▶ [TASK GOAL] Repeat all the material exactly; pictures stay out of your copy.

▶ [SUPPLIED MATERIAL]
===

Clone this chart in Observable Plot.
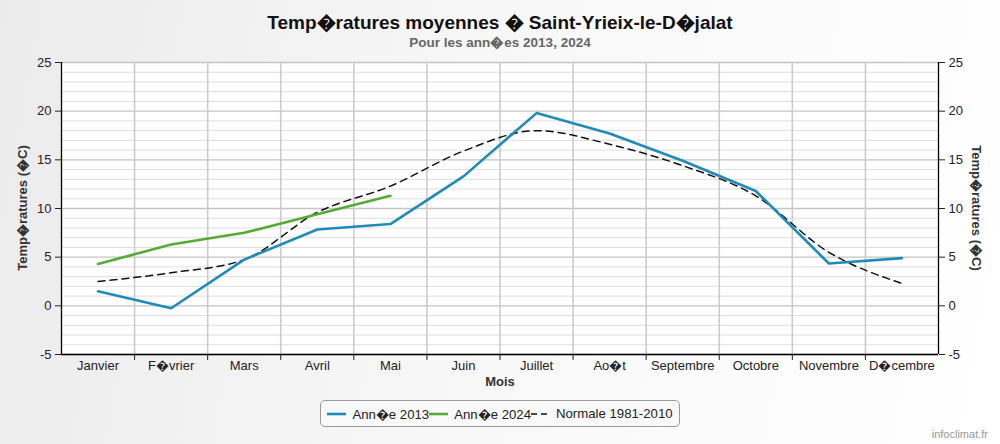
<!DOCTYPE html>
<html>
<head>
<meta charset="utf-8">
<script src="https://cdn.jsdelivr.net/npm/d3@7"></script>
<script src="https://cdn.jsdelivr.net/npm/@observablehq/plot@0.6"></script>
<style>
  html, body { margin: 0; padding: 0; }
  body { width: 1000px; height: 444px; overflow: hidden; position: relative;
         font-family: "Liberation Sans", Arial, sans-serif;
         background: linear-gradient(100deg, #ebebeb 0%, #f7f7f7 45%, #ffffff 100%); }
  #chart { position: absolute; left: 0; top: 0; }
  .abs { position: absolute; white-space: nowrap; }
  #title { left: 0; width: 1000px; top: 9px; text-align: center; font-size: 19px; font-weight: bold; color: #111; }
  #subtitle { left: 0; width: 1000px; top: 33px; text-align: center; font-size: 13.5px; font-weight: bold; color: #666; }
  .ylab { font-size: 13px; font-weight: bold; color: #333; }
  #ylabL { left: 22px; top: 208px; transform: translate(-50%, -50%) rotate(-90deg); }
  #ylabR { left: 977px; top: 208px; transform: translate(-50%, -50%) rotate(90deg); }
  #xlab { left: 0; width: 1000px; top: 374px; text-align: center; font-size: 13px; font-weight: bold; color: #333; }
  #legend { left: 320px; top: 400px; width: 358px; height: 25px; border: 1px solid #999; border-radius: 5px;
            background: #f9f9f9; display: flex; align-items: center; justify-content: center; font-size: 13.2px; color: #222; }
  #legend .item { display: flex; align-items: center; }
  #legend svg { margin-right: 6px; }
  #credit { right: 12px; top: 428px; font-size: 11px; color: #999; }
</style>
</head>
<body>
<div id="chart"></div>
<div class="abs" id="title"></div>
<div class="abs" id="subtitle"></div>
<div class="abs ylab" id="ylabL"></div>
<div class="abs ylab" id="ylabR"></div>
<div class="abs" id="xlab"></div>
<div class="abs" id="legend"></div>
<div class="abs" id="credit">infoclimat.fr</div>
<script>
const R = "\uFFFD";
const months = ["Janvier", "F" + R + "vrier", "Mars", "Avril", "Mai", "Juin", "Juillet", "Ao" + R + "t", "Septembre", "Octobre", "Novembre", "D" + R + "cembre"];
const t2013 = [1.5, -0.25, 4.75, 7.85, 8.4, 13.3, 19.8, 17.7, 14.9, 11.8, 4.35, 4.9];
const t2024 = [4.3, 6.3, 7.5, 9.4, 11.3];
const normale = [2.5, 3.4, 4.75, 9.6, 12.3, 15.9, 18.0, 16.6, 14.4, 11.3, 5.5, 2.3];
const yTicks = [-5, 0, 5, 10, 15, 20, 25];
const seriesNames = ["Ann" + R + "e 2013", "Ann" + R + "e 2024", "Normale 1981-2010"];
const colors = ["#1e8bb8", "#55ab38", "#111111"];

document.getElementById("title").textContent = "Temp" + R + "ratures moyennes " + R + " Saint-Yrieix-le-D" + R + "jalat";
document.getElementById("subtitle").textContent = "Pour les ann" + R + "es 2013, 2024";
document.getElementById("ylabL").textContent = "Temp" + R + "ratures (" + R + "C)";
document.getElementById("ylabR").textContent = "Temp" + R + "ratures (" + R + "C)";
document.getElementById("xlab").textContent = "Mois";

const d13 = t2013.map((v, i) => ({i, v}));
const d24 = t2024.map((v, i) => ({i, v}));
const dN = normale.map((v, i) => ({i, v}));
const idx = d3.range(months.length);
const edges = d3.range(months.length - 1).map(i => i + 0.5);
const outer = [-0.5, months.length - 0.5];
const minor = d3.range(-5, 26).filter(v => v % 5 !== 0);
const fmt = d => String(d);

const plot = Plot.plot({
  width: 1000,
  height: 395,
  marginLeft: 61,
  marginRight: 62,
  marginTop: 62,
  marginBottom: 41,
  style: {fontFamily: "Liberation Sans, Arial, sans-serif", fontSize: "13px", color: "#222", background: "transparent", overflow: "visible"},
  x: {type: "linear", domain: outer, label: null},
  y: {domain: [-5, 25], label: null},
  marks: [
    Plot.frame({fill: "white", stroke: "none"}),
    Plot.ruleY(minor, {stroke: "#dedede", strokeWidth: 1}),
    Plot.ruleY(yTicks, {stroke: "#c4c4c4", strokeWidth: 1.3}),
    Plot.ruleX(edges, {stroke: "#cccccc", strokeWidth: 1.6}),
    Plot.ruleX(outer, {stroke: "#000", strokeWidth: 1.3}),
    Plot.ruleY([-5], {stroke: "#000", strokeWidth: 1.3}),
    Plot.axisY({anchor: "left", ticks: yTicks, tickFormat: fmt, tickSize: 6, tickPadding: 4, label: null, fontSize: 13}),
    Plot.axisY({anchor: "right", ticks: yTicks, tickFormat: fmt, tickSize: 6, tickPadding: 4, label: null, fontSize: 13}),
    Plot.axisX({ticks: idx, tickFormat: i => months[i], tickSize: 0, tickPadding: 6, label: null, fontSize: 13}),
    Plot.axisX({ticks: edges, tickFormat: () => "", tickSize: 6, label: null}),
    Plot.line(dN, {x: "i", y: "v", stroke: colors[2], strokeWidth: 1.5, strokeDasharray: "7,5", curve: "monotone-x"}),
    Plot.line(d13, {x: "i", y: "v", stroke: colors[0], strokeWidth: 2.6}),
    Plot.line(d24, {x: "i", y: "v", stroke: colors[1], strokeWidth: 2.6})
  ]
});
document.getElementById("chart").appendChild(plot);

const legend = document.getElementById("legend");
seriesNames.forEach((name, k) => {
  const item = document.createElement("div");
  item.className = "item";
  const dash = k === 2 ? ' stroke-dasharray="6,4"' : '';
  const sw = k === 2 ? 1.5 : 2.6;
  item.innerHTML = `<svg width="19" height="10"><line x1="0" x2="19" y1="5" y2="5" stroke="${colors[k]}" stroke-width="${sw}"${dash}/></svg><span>${name}</span>`;
  legend.appendChild(item);
});
</script>
</body>
</html>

===

▶ [FINAL RESULT]
Clone this chart in Observable Plot.
<!DOCTYPE html>
<html>
<head>
<meta charset="utf-8">
<script src="https://cdn.jsdelivr.net/npm/d3@7"></script>
<script src="https://cdn.jsdelivr.net/npm/@observablehq/plot@0.6"></script>
<style>
  html, body { margin: 0; padding: 0; }
  body { width: 1000px; height: 444px; overflow: hidden; position: relative;
         font-family: "Liberation Sans", Arial, sans-serif;
         background: linear-gradient(100deg, #ebebeb 0%, #f7f7f7 45%, #ffffff 100%); }
  #chart { position: absolute; left: 0; top: 0; }
  .abs { position: absolute; white-space: nowrap; }
  #title { left: 0; width: 1000px; top: 9px; text-align: center; font-size: 19px; font-weight: bold; color: #111; }
  #subtitle { left: 0; width: 1000px; top: 33px; text-align: center; font-size: 13.5px; font-weight: bold; color: #666; }
  .ylab { font-size: 13px; font-weight: bold; color: #333; }
  #ylabL { left: 22px; top: 208px; transform: translate(-50%, -50%) rotate(-90deg); }
  #ylabR { left: 977px; top: 208px; transform: translate(-50%, -50%) rotate(90deg); }
  #xlab { left: 0; width: 1000px; top: 374px; text-align: center; font-size: 13px; font-weight: bold; color: #333; }
  #legend { left: 320px; top: 400px; width: 358px; height: 25px; border: 1px solid #999; border-radius: 5px;
            background: #f9f9f9; display: flex; align-items: center; justify-content: center; font-size: 13.2px; color: #222; }
  #legend .item { display: flex; align-items: center; }
  #legend svg { margin-right: 6px; }
  #credit { right: 12px; top: 428px; font-size: 11px; color: #999; }
</style>
</head>
<body>
<div id="chart"></div>
<div class="abs" id="title"></div>
<div class="abs" id="subtitle"></div>
<div class="abs ylab" id="ylabL"></div>
<div class="abs ylab" id="ylabR"></div>
<div class="abs" id="xlab"></div>
<div class="abs" id="legend"></div>
<div class="abs" id="credit">infoclimat.fr</div>
<script>
const R = "\uFFFD";
const months = ["Janvier", "F" + R + "vrier", "Mars", "Avril", "Mai", "Juin", "Juillet", "Ao" + R + "t", "Septembre", "Octobre", "Novembre", "D" + R + "cembre"];
const t2013 = [1.5, -0.25, 4.75, 7.85, 8.4, 13.3, 19.8, 17.7, 14.9, 11.8, 4.35, 4.9];
const t2024 = [4.3, 6.3, 7.5, 9.4, 11.3];
const normale = [2.5, 3.4, 4.75, 9.6, 12.3, 15.9, 18.0, 16.6, 14.4, 11.3, 5.5, 2.3];
const yTicks = [-5, 0, 5, 10, 15, 20, 25];
const seriesNames = ["Ann" + R + "e 2013", "Ann" + R + "e 2024", "Normale 1981-2010"];
const colors = ["#1e8bb8", "#55ab38", "#111111"];

document.getElementById("title").textContent = "Temp" + R + "ratures moyennes " + R + " Saint-Yrieix-le-D" + R + "jalat";
document.getElementById("subtitle").textContent = "Pour les ann" + R + "es 2013, 2024";
document.getElementById("ylabL").textContent = "Temp" + R + "ratures (" + R + "C)";
document.getElementById("ylabR").textContent = "Temp" + R + "ratures (" + R + "C)";
document.getElementById("xlab").textContent = "Mois";

const d13 = t2013.map((v, i) => ({i, v}));
const d24 = t2024.map((v, i) => ({i, v}));
const dN = normale.map((v, i) => ({i, v}));
const idx = d3.range(months.length);
const edges = d3.range(months.length - 1).map(i => i + 0.5);
const outer = [-0.5, months.length - 0.5];
const minor = d3.range(-5, 26).filter(v => v % 5 !== 0);
const fmt = d => String(d);

const plot = Plot.plot({
  width: 1000,
  height: 395,
  marginLeft: 61,
  marginRight: 62,
  marginTop: 62,
  marginBottom: 41,
  style: {fontFamily: "Liberation Sans, Arial, sans-serif", fontSize: "13px", color: "#222", background: "transparent", overflow: "visible"},
  x: {type: "linear", domain: outer, label: null},
  y: {domain: [-5, 25], label: null},
  marks: [
    Plot.frame({fill: "white", stroke: "none"}),
    Plot.ruleY(minor, {stroke: "#dedede", strokeWidth: 1}),
    Plot.ruleY(yTicks, {stroke: "#c4c4c4", strokeWidth: 1.3}),
    Plot.ruleX(edges, {stroke: "#cccccc", strokeWidth: 1.6}),
    Plot.ruleX(outer, {stroke: "#000", strokeWidth: 1.3}),
    Plot.ruleY([-5], {stroke: "#000", strokeWidth: 1.3}),
    Plot.axisY({anchor: "left", ticks: yTicks, tickFormat: fmt, tickSize: 6, tickPadding: 4, label: null, fontSize: 13}),
    Plot.axisY({anchor: "right", ticks: yTicks, tickFormat: fmt, tickSize: 6, tickPadding: 4, label: null, fontSize: 13}),
    Plot.axisX({ticks: idx, tickFormat: i => months[i], tickSize: 0, tickPadding: 6, label: null, fontSize: 13}),
    Plot.axisX({ticks: edges, tickFormat: () => "", tickSize: 6, label: null}),
    Plot.line(dN, {x: "i", y: "v", stroke: colors[2], strokeWidth: 1.5, strokeDasharray: "7,5", curve: "monotone-x"}),
    Plot.line(d13, {x: "i", y: "v", stroke: colors[0], strokeWidth: 2.6}),
    Plot.line(d24, {x: "i", y: "v", stroke: colors[1], strokeWidth: 2.6})
  ]
});
document.getElementById("chart").appendChild(plot);

const legend = document.getElementById("legend");
seriesNames.forEach((name, k) => {
  const item = document.createElement("div");
  item.className = "item";
  const dash = k === 2 ? ' stroke-dasharray="6,4"' : '';
  const sw = k === 2 ? 1.5 : 2.6;
  item.innerHTML = `<svg width="19" height="10"><line x1="0" x2="19" y1="5" y2="5" stroke="${colors[k]}" stroke-width="${sw}"${dash}/></svg><span>${name}</span>`;
  legend.appendChild(item);
});
</script>
</body>
</html>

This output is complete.